Speaking of calls to action, in just over a week, in a novena of days, Californians and others have their primary election. You thought midterm season was long – our country’s primary season has already begun and continues for months. How are we Catholics fulfilling the duty and celebrating the privilege of citizenship? Voting is one very important way for us to heal our planet – or, rather, God’s earth. Civic engagement is a significant way for us to end violence, here and to the ends of the earth. While none of us has reason not to act, I hope our graduates will feel especially empowered to take action in our Church and the world at large.

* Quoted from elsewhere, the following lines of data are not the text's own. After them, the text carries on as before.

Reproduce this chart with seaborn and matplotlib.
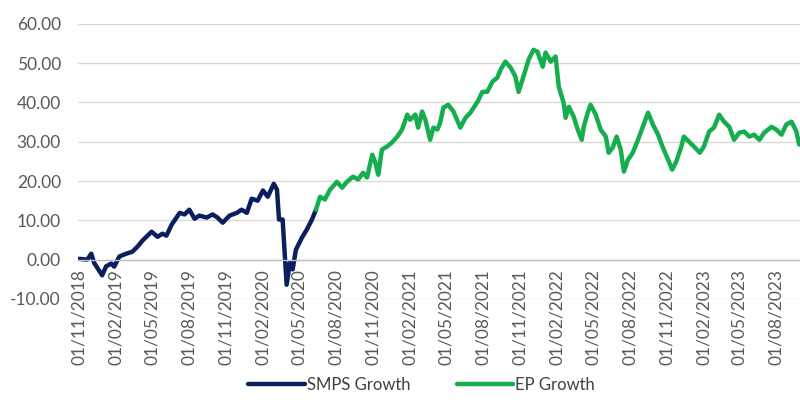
import numpy as np
import pandas as pd
import matplotlib
matplotlib.use("Agg")
import matplotlib.pyplot as plt
import matplotlib.dates as mdates
import seaborn as sns

# SMPS growth
smps_dates = ["2018-11-01", "2018-11-21", "2018-12-01", "2018-12-08", "2018-12-28",
              "2019-01-07", "2019-01-20", "2019-01-27", "2019-02-09", "2019-02-26",
              "2019-03-13", "2019-03-26", "2019-04-07", "2019-04-30", "2019-05-15",
              "2019-05-27", "2019-06-06", "2019-06-19", "2019-07-09", "2019-07-21",
              "2019-08-02", "2019-08-15", "2019-08-27", "2019-09-14", "2019-09-29",
              "2019-10-11", "2019-10-24", "2019-11-10", "2019-11-28", "2019-12-10",
              "2019-12-23", "2020-01-04", "2020-01-19", "2020-02-01", "2020-02-13",
              "2020-02-28", "2020-03-07", "2020-03-12", "2020-03-21", "2020-03-31",
              "2020-04-08", "2020-04-15", "2020-04-23", "2020-05-08", "2020-05-20",
              "2020-06-02", "2020-06-12"]
smps_values = [0.2, 0.0, 1.5, -0.8, -4.0,
               -1.7, -1.0, -1.8, 0.8, 1.5,
               2.0, 3.3, 4.8, 7.1, 5.8,
               6.6, 6.1, 8.9, 11.9, 11.5,
               12.7, 10.4, 11.2, 10.7, 11.5,
               10.7, 9.4, 11.2, 11.9, 12.7,
               11.9, 15.5, 15.0, 17.6, 16.0,
               19.3, 17.8, 10.2, 10.2, -6.4,
               -0.8, -2.5, 2.5, 5.6, 7.6,
               10.2, 12.7]

# EP growth
ep_dates = ["2020-06-12", "2020-06-22", "2020-07-04", "2020-07-17", "2020-08-03",
            "2020-08-16", "2020-08-28", "2020-09-12", "2020-09-25", "2020-10-07",
            "2020-10-17", "2020-10-30", "2020-11-06", "2020-11-14", "2020-11-23",
            "2020-12-06", "2020-12-18", "2020-12-31", "2021-01-12", "2021-01-25",
            "2021-02-01", "2021-02-14", "2021-02-21", "2021-03-03", "2021-03-11",
            "2021-03-23", "2021-03-31", "2021-04-10", "2021-04-17", "2021-04-25",
            "2021-05-07", "2021-05-20", "2021-06-06", "2021-06-19", "2021-07-01",
            "2021-07-19", "2021-07-31", "2021-08-12", "2021-08-25", "2021-09-06",
            "2021-09-14", "2021-09-26", "2021-10-09", "2021-10-21", "2021-10-29",
            "2021-11-10", "2021-11-23", "2021-12-05", "2021-12-15", "2021-12-28",
            "2022-01-04", "2022-01-17", "2022-01-29", "2022-02-06", "2022-02-18",
            "2022-02-23", "2022-03-03", "2022-03-15", "2022-03-25", "2022-04-04",
            "2022-04-09", "2022-04-19", "2022-04-26", "2022-05-09", "2022-05-21",
            "2022-06-03", "2022-06-10", "2022-06-20", "2022-06-30", "2022-07-10",
            "2022-07-18", "2022-07-28", "2022-08-09", "2022-08-22", "2022-09-03",
            "2022-09-16", "2022-09-28", "2022-10-11", "2022-10-23", "2022-11-05",
            "2022-11-15", "2022-11-25", "2022-12-07", "2022-12-14", "2022-12-27",
            "2023-01-08", "2023-01-23", "2023-02-02", "2023-02-15", "2023-02-27",
            "2023-03-12", "2023-03-24", "2023-04-06", "2023-04-18", "2023-05-01",
            "2023-05-13", "2023-05-26", "2023-06-07", "2023-06-20", "2023-07-02",
            "2023-07-20", "2023-08-01", "2023-08-14", "2023-08-26", "2023-09-08",
            "2023-09-20", "2023-09-27"]
ep_values = [12.7, 16.0, 15.3, 17.8, 19.8,
             18.3, 19.8, 21.1, 20.4, 22.1,
             20.9, 26.7, 24.9, 21.6, 28.0,
             28.8, 29.8, 31.3, 33.1, 36.9,
             35.6, 36.9, 33.6, 37.7, 35.6,
             30.5, 33.6, 33.1, 34.9, 38.7,
             39.4, 37.7, 33.6, 36.1, 37.4,
             40.2, 42.7, 42.7, 45.3, 46.3,
             48.3, 50.4, 48.9, 46.6, 42.7,
             46.6, 50.9, 53.4, 52.9, 49.1,
             52.7, 50.4, 51.7, 44.0, 39.9,
             36.1, 38.9, 36.4, 33.1, 30.5,
             33.8, 37.4, 39.4, 36.9, 33.1,
             31.3, 27.2, 28.5, 31.3, 28.0,
             22.4, 25.4, 27.2, 30.5, 33.8,
             37.4, 34.4, 31.8, 28.5, 25.4,
             22.9, 24.9, 28.5, 31.3, 30.0,
             28.8, 27.2, 28.8, 32.6, 33.6,
             36.9, 35.1, 33.8, 30.5, 32.3,
             32.6, 31.3, 31.8, 30.5, 32.3,
             33.8, 33.1, 31.8, 34.4, 35.1,
             32.6, 29.3]

series_names = ["SMPS Growth", "EP Growth"]
colours = {"SMPS Growth": "#0b1f5e", "EP Growth": "#16ad4f"}

df = pd.concat([
    pd.DataFrame({"date": pd.to_datetime(smps_dates), "value": smps_values, "series": series_names[0]}),
    pd.DataFrame({"date": pd.to_datetime(ep_dates), "value": ep_values, "series": series_names[1]}),
], ignore_index=True)

sns.set_theme(style="white")
plt.rcParams["font.family"] = ["Lato", "DejaVu Sans"]

fig = plt.figure(figsize=(8, 4.05), dpi=100)
ax = fig.add_axes([0.097, 0.262, 0.905, 0.679])

sns.lineplot(data=df, x="date", y="value", hue="series", hue_order=series_names,
             palette=colours, linewidth=3.2, ax=ax, sort=False, estimator=None)

ax.set_ylim(-10, 60)
ax.set_yticks(np.arange(-10, 61, 10))
ax.yaxis.set_major_formatter(matplotlib.ticker.FormatStrFormatter("%.2f"))
ax.set_xlim(pd.Timestamp("2018-10-28"), pd.Timestamp("2023-10-03"))
ax.xaxis.set_major_locator(mdates.MonthLocator(bymonth=[2, 5, 8, 11], bymonthday=1))
ax.xaxis.set_major_formatter(mdates.DateFormatter("%d/%m/%Y"))

ax.grid(axis="y", color="#d9d9d9", linewidth=1)
ax.set_axisbelow(True)
for s in ["top", "right", "left"]:
    ax.spines[s].set_visible(False)
ax.spines["bottom"].set_position(("data", 0))
ax.spines["bottom"].set_color("#bfbfbf")
ax.spines["bottom"].set_linewidth(1)

ax.tick_params(axis="x", direction="out", length=4, color="#bfbfbf", width=1,
               labelrotation=90, labelsize=12.5, labelcolor="#595959", pad=3)
ax.tick_params(axis="y", length=0, labelsize=12.5, labelcolor="#595959", pad=12)
ax.set_xlabel("")
ax.set_ylabel("")

leg = ax.legend(loc="lower center", bbox_to_anchor=(0.527, -0.008), bbox_transform=fig.transFigure,
                ncol=2, frameon=False, fontsize=12, handlelength=3.4, handletextpad=0.1,
                columnspacing=2.8, labelcolor="#404040")
for line in leg.get_lines():
    line.set_linewidth(3.2)

fig.savefig("out.png", dpi=100)
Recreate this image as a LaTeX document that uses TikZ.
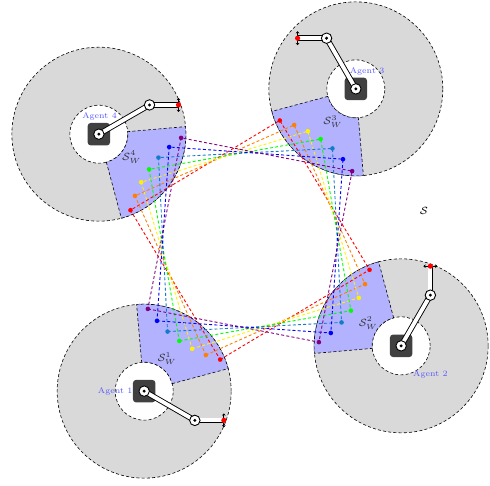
\documentclass[tikz,border=0pt]{standalone}
\usepackage{amsmath}
\usepackage{amsfonts}
\usetikzlibrary{arrows.meta}

\colorlet{sky}{cyan!60!blue}
\tikzset{
  zone/.style={fill=black!15},
  rim/.style={dash pattern=on 2pt off 1.5pt, thin},
  sector/.style={fill=blue!30, rim},
  route/.style={dash pattern=on 2pt off 1.5pt, semithick},
  base/.style={rectangle, rounded corners=2pt, fill=black!75, minimum size=15pt},
  joint/.style={circle, draw, fill=white, inner sep=0pt, minimum size=7pt, line width=0.6pt},
  link/.style={double=white, double distance=2.6pt, line width=0.6pt},
  grip/.style={line width=0.7pt, {Stealth[length=1.5pt,width=2.5pt]}-{Stealth[length=1.5pt,width=2.5pt]}},
  tag/.style={text=blue!65, font=\fontsize{5.5}{6}\selectfont},
}

\begin{document}
\begin{tikzpicture}[x=0.67pt, y=0.67pt]
\useasboundingbox (-250,-245) rectangle (240,240);
\foreach \k/\ua/\ub/\lx/\ly in {1/-30/0/-29/0, 2/60/90/29.3/-28.3, 3/120/180/11.3/17.6, 4/30/0/0.7/18.2} {
  \pgfmathsetmacro\ang{145+90*\k}
  \begin{scope}[shift={(\ang:184.5)}]
    \fill[zone, even odd rule] (0,0) circle (87) (0,0) circle (29);
    \draw[rim] (0,0) circle (87) (0,0) circle (29);
    \filldraw[sector] (\ang+140:29) -- (\ang+140:87) arc[start angle=\ang+140, end angle=\ang+220, radius=87]
      -- (\ang+220:29) arc[start angle=\ang+220, end angle=\ang+140, radius=29] -- cycle;
    \node[font=\scriptsize, text=black!80] (w\k) at (\ang+180:40) {$\mathcal{S}_W^{\k}$};
    \node[base] (a\k) at (0,0) {};
    \node[tag] (n\k) at (\lx,\ly) {Agent \k};
    \coordinate (j\k) at (\ua:58.5);
    \path (j\k) ++(\ub:29) coordinate (g\k);
    \draw[link] (a\k.center) -- (j\k);
    \draw[link] (j\k) -- (g\k);
    \draw[grip] ([shift={(\ub+90:7)}]g\k) -- ([shift={(\ub-90:7)}]g\k);
    \node[joint] (qa\k) at (a\k.center) {};
    \node[joint] (qj\k) at (j\k) {};
    \fill (qa\k) circle (1.1pt) (qj\k) circle (1.1pt);
    \fill[red] (g\k) circle (2.6);
  \end{scope}
}
\foreach \c [count=\j from 0] in {red,orange,yellow,green,sky,blue,violet} {
  \foreach \k in {1,...,4} {
    \pgfmathsetmacro\ang{145+90*\k+21-7*\j}
    \coordinate (p\k\j) at (\ang:123.2);
  }
  \draw[route, \c] (p1\j) -- (p2\j) -- (p3\j) -- (p4\j) -- cycle;
}
\foreach \c [count=\j from 0] in {red,orange,yellow,green,sky,blue,violet} {
  \foreach \k in {1,...,4}
    \fill[\c] (p\k\j) circle (2.3);
}
\node[font=\scriptsize] (s) at (173.9,29) {$\mathcal{S}$};
\end{tikzpicture}
\end{document}
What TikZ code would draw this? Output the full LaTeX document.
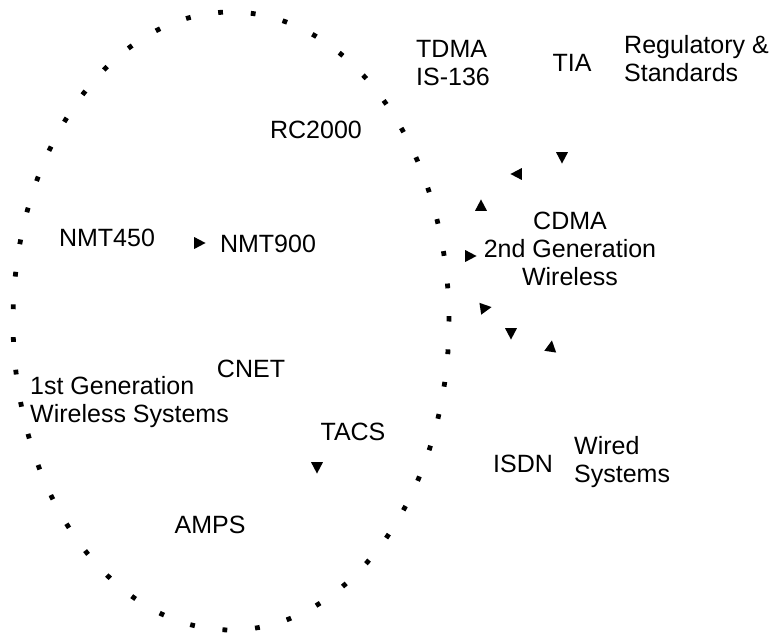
\documentclass[tikz,border=0pt]{standalone}
\usepackage{fontspec}
\setmainfont{Liberation Sans}
\usetikzlibrary{arrows.meta}
\tikzset{
  lbl/.style={font=\fontsize{25}{28}\selectfont, inner sep=0pt},
  link/.style={draw opacity=0, -{Triangle[black, length=12pt, width=12.5pt]}},
  dotring/.style={line width=4.8pt, dash pattern=on 4.8pt off 27.9pt},
}
\begin{document}
\begin{tikzpicture}[x=1pt, y=-1pt]
  \useasboundingbox (0,0) rectangle (771,634);
  % 1st generation ring
  \draw[dotring] (231,321) ellipse [x radius=218pt, y radius=309pt];
  % systems
  \node[lbl] (rc2000) at (316,130) {RC2000};
  \node[lbl] (nmt450) at (107,238) {NMT450};
  \node[lbl] (nmt900) at (268,244) {NMT900};
  \node[lbl] (cnet) at (251,369) {CNET};
  \node[lbl, align=left, anchor=west] (firstgen) at (30,402) {1st Generation\\Wireless Systems};
  \node[lbl] (tacs) at (353,432) {TACS};
  \node[lbl] (amps) at (210,525) {AMPS};
  \node[lbl, align=left] (tdma) at (453,63) {TDMA\\IS-136};
  \node[lbl] (tia) at (572,63) {TIA};
  \node[lbl, align=left, anchor=west] (regs) at (624,59) {Regulatory \&\\Standards};
  \node[lbl, align=center] (cdma) at (570,249) {CDMA\\2nd Generation\\Wireless};
  \node[lbl] (isdn) at (523,464) {ISDN};
  \node[lbl, align=left, anchor=west] (wired) at (574,462) {Wired\\Systems};
  % arrow ends
  \coordinate (nmtend) at (206,243);
  \coordinate (tacsend) at (317,474);
  \coordinate (tiadown) at (562,164);
  \coordinate (tialeft) at (510,174);
  \coordinate (cdmaup) at (481,199);
  \coordinate (cdmain) at (477,256);
  \coordinate (cdmaout) at (492,307);
  \coordinate (isdndown) at (511,340);
  \coordinate (isdnup) at (552,340);
  % links
  \draw[link] (nmt450) .. controls ([xshift=-40pt]nmtend) .. (nmtend);
  \draw[link] (tacs) .. controls ([yshift=40pt]tacsend) .. (tacsend);
  \draw[link] (tia) .. controls ([yshift=40pt]tiadown) .. (tiadown);
  \draw[link] (tia) .. controls ([xshift=40pt]tialeft) .. (tialeft);
  \draw[link] (cdma) .. controls ([yshift=-40pt]cdmaup) .. (cdmaup);
  \draw[link] (rc2000) .. controls ([xshift=-40pt]cdmain) .. (cdmain);
  \draw[link] (firstgen) .. controls ([xshift=-40pt, yshift=-6pt]cdmaout) .. (cdmaout);
  \draw[link] (cdma) .. controls ([yshift=40pt]isdndown) .. (isdndown);
  \draw[link] (isdn) .. controls ([xshift=-6pt, yshift=-40pt]isdnup) .. (isdnup);
\end{tikzpicture}
\end{document}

Today’s end of the Gospel According to Luke, the same author who wrote the Acts of the Apostles, has another version of Jesus’ ascension, with a different reaction from his friends and followers. He blessed them before being taken up to heaven. “They did him homage and then returned to Jerusalem with great joy, and they were continually in the temple praising God.” Even in the midst of grief and confusion, may we wait in joy. Today’s passage to the Ephesians starts our novena with St. Paul’s blessing over us:
“Brothers and sisters: May the God of our Lord Jesus Christ, the Father of glory, give you a Spirit of wisdom and revelation resulting in knowledge of him. May the eyes of your hearts be enlightened, that you may know what is the hope that belongs to his call, what are the riches of glory in his inheritance among the holy ones, and what is the surpassing greatness of his power for us who believe.”